Kennedy also liked to read his Sunday paper at the Union Oyster House, where another presidential wannabe, Daniel Webster, used to consume six plates of oysters and a tumbler of brandy for lunch.
Like Coolidge, Kennedy liked corn muffins. He also dearly loved Boston clam chowder. White House chef Rene Verdon remembered,
He asked me to prepare it for him on many occasions…I did everything I could to satisfy Mr. Kennedy’s New England liking for good fish cookery. Quite naturally, as a Catholic, he had it every Friday.
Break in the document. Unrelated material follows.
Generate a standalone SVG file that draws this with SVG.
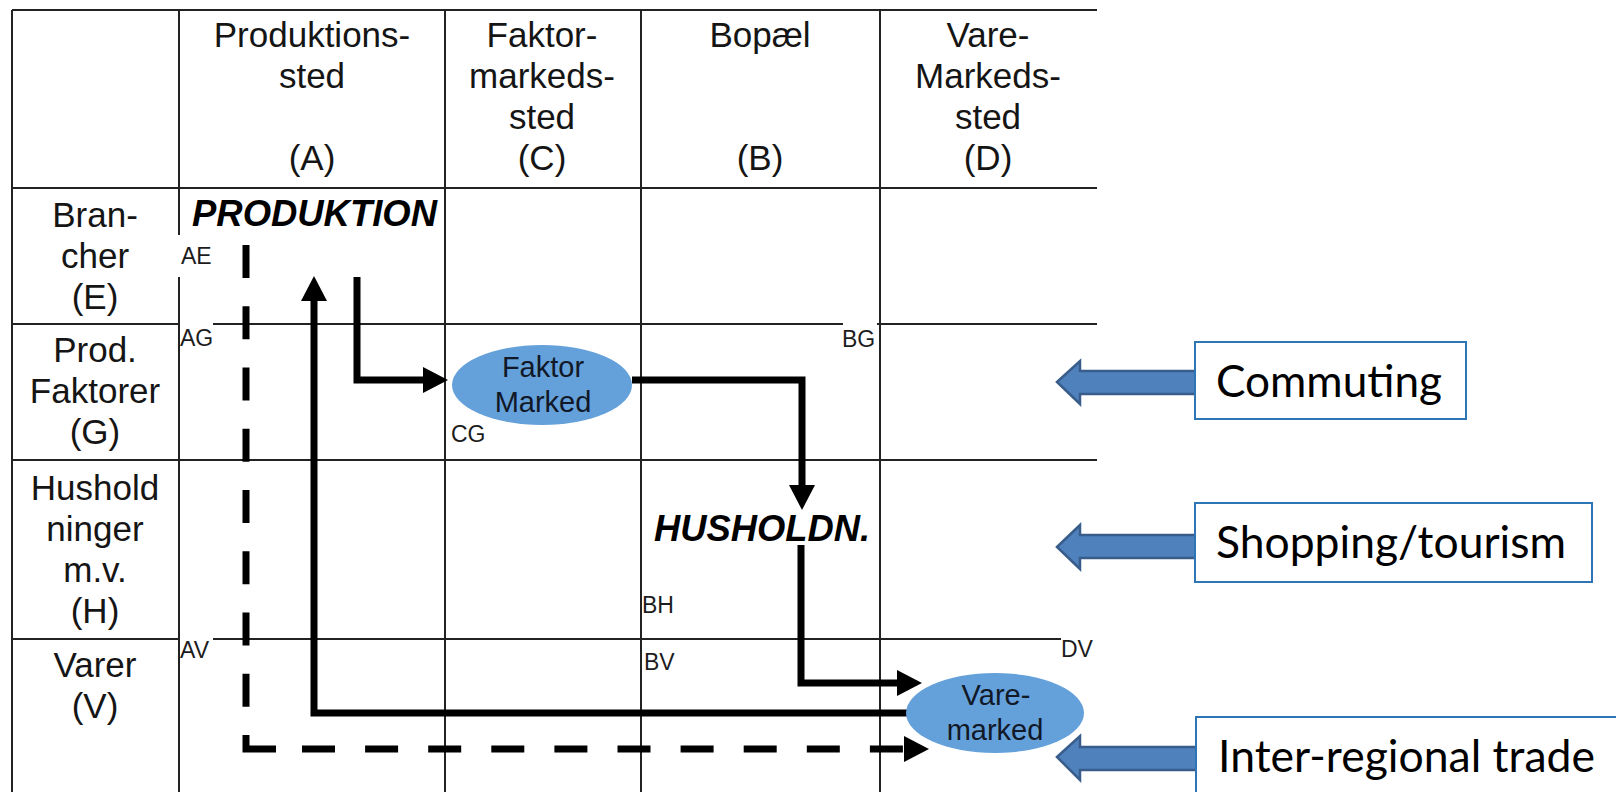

When vacationing on Cape Cod, the Kennedys liked the homemade ice cream from the Four Seas ice cream parlor in Centerville, near the family compound in Hyannisport. Jackie Kennedy’s favorite flavor: peach.
George H.W. Bush was as fastidious about vegetables as Calvin Coolidge was about everything else. He hated broccoli, cauliflower, Brussels sprouts and cabbage. Barbara Bush said,
The day he was 60, he said to me: `I am never going to eat broccoli, Brussels sprouts, cauliflower or cabbage again.’ And he hasn’t!
Bush and his family liked lobster and ice cream, though. When vacationing in Kennebunkport, they enjoyed Mabel’s Lobster Claw, a seafood restaurant that’s been serving tourists since the 1950s. The Bushes allegedly liked the peppermint stick ice cream.
And on the walls of Frank Pepe’s Pizza Napoletana in New Haven hangs a framed photo of Bill Clinton. Though now a vegan, he liked a good white clam apizza in his day.
This story about eating like a president was updated in 2022.